** Given task **
From the entries below, work out the number of lines that hold the word "chart", and give that number alone.
+===+
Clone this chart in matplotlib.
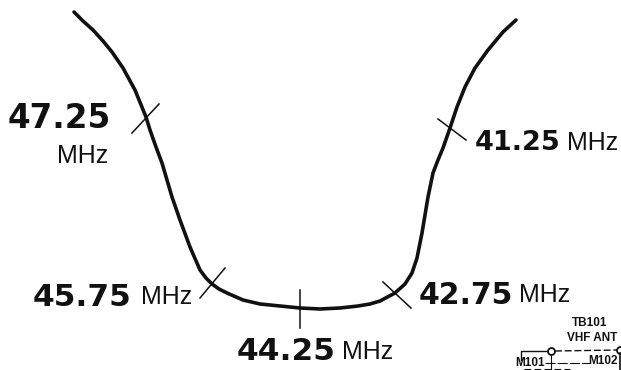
import matplotlib
matplotlib.use("Agg")
import matplotlib.pyplot as plt

# Curve, in image pixels
curve_x = [74, 83, 93, 103, 112, 123, 135, 146, 150, 156, 162, 167, 172, 180, 190, 200, 206, 212,
           219, 227, 243, 260, 280, 300, 320, 340, 358, 370, 380, 395, 405, 412, 417, 422, 428,
           433, 438, 443, 450, 457, 465, 475, 488, 503, 516]
curve_y = [12, 21, 30, 41, 52, 68, 90, 117, 130, 147, 163, 180, 197, 220, 247, 270, 278, 284,
           289, 293, 300, 304, 306, 308, 309, 308, 306, 304, 301, 293, 284, 273, 258, 233, 197,
           173, 160, 148, 128, 107, 87, 68, 50, 32, 20]

# Tick marks across the curve
mark_x0 = [132, 200, 300, 383, 438]
mark_y0 = [133, 298, 290, 282, 119]
mark_x1 = [159, 225, 300, 411, 466]
mark_y1 = [104, 268, 328, 308, 140]

freq_labels = ["47.25", "45.75", "44.25", "42.75", "41.25"]
freq_x = [8, 33, 237, 419, 475]
freq_y = [118, 297, 352, 295, 143]
freq_size = [23.5, 22.5, 22.5, 21.5, 19.5]
unit_x = [57, 141, 342, 519, 567]
unit_y = [156, 297, 352, 295, 143]

# Scrap of schematic at the bottom right
schem_labels = ["TB101", "VHF ANT", "M101", "M102"]
schem_x = [590, 592, 530, 603]
schem_y = [323, 338, 363, 361]

INK = "#111111"

fig = plt.figure(figsize=(6.21, 3.70), dpi=100)
ax = fig.add_axes([0, 0, 1, 1])
ax.set_xlim(0, 621)
ax.set_ylim(370, 0)
ax.axis("off")

ax.plot(curve_x, curve_y, color=INK, lw=2.6, solid_capstyle="round", solid_joinstyle="round")

for x0, y0, x1, y1 in zip(mark_x0, mark_y0, mark_x1, mark_y1):
    ax.plot([x0, x1], [y0, y1], color=INK, lw=1.1)

for label, x, y, size in zip(freq_labels, freq_x, freq_y, freq_size):
    ax.text(x, y, label, fontsize=size, fontweight="bold", family="DejaVu Sans", color=INK,
            ha="left", va="center")
for x, y in zip(unit_x, unit_y):
    ax.text(x, y, "MHz", fontsize=18, family="Liberation Sans", color=INK, ha="left", va="center")

for label, x, y in zip(schem_labels, schem_x, schem_y):
    ax.text(x, y, label, fontsize=8.5, family="Liberation Sans", fontweight="bold", color=INK,
            ha="center", va="center")

# schematic wiring
ax.plot([521, 521, 550], [360, 351, 351], color=INK, lw=1.0)
ax.plot([555, 618], [351, 350], color=INK, lw=1.0, ls=(0, (5, 2)))
ax.plot([545, 590], [363, 363], color=INK, lw=0.8, ls=(0, (9, 2)))
ax.plot([551, 551], [354, 370], color=INK, lw=0.8)
ax.plot([524, 570], [369, 369], color=INK, lw=0.8, ls=(0, (6, 3)))
ax.plot([551], [351], marker="o", ms=5, mfc="white", mec=INK, mew=1.3)
ax.plot([620], [350], marker="o", ms=5, mfc="white", mec=INK, mew=1.3)
ax.plot([620, 620], [353, 370], color=INK, lw=1.2)

fig.savefig("out.png", dpi=100)
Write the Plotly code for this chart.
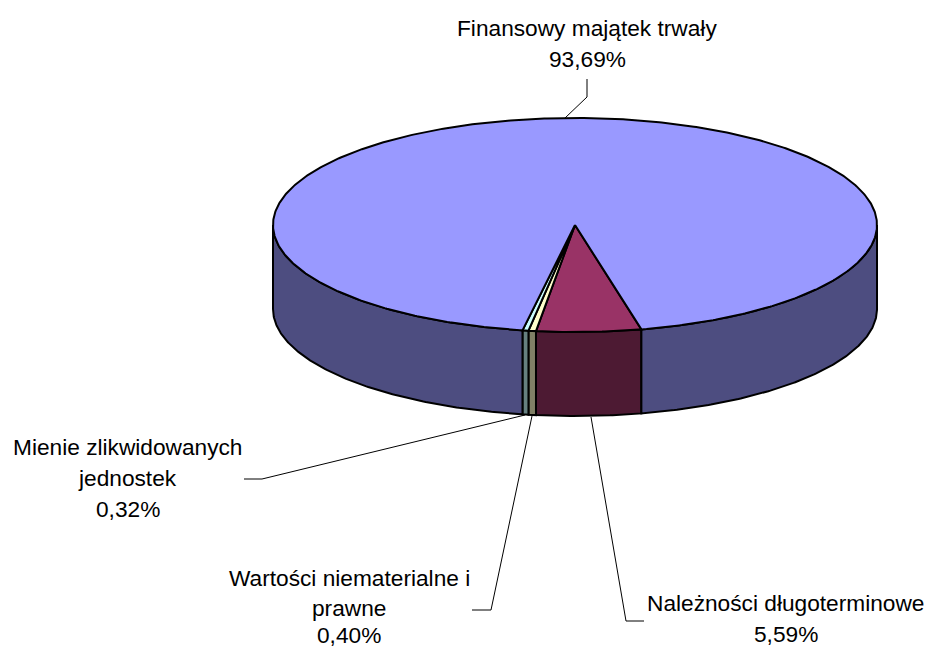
+===+
** Full answer **
2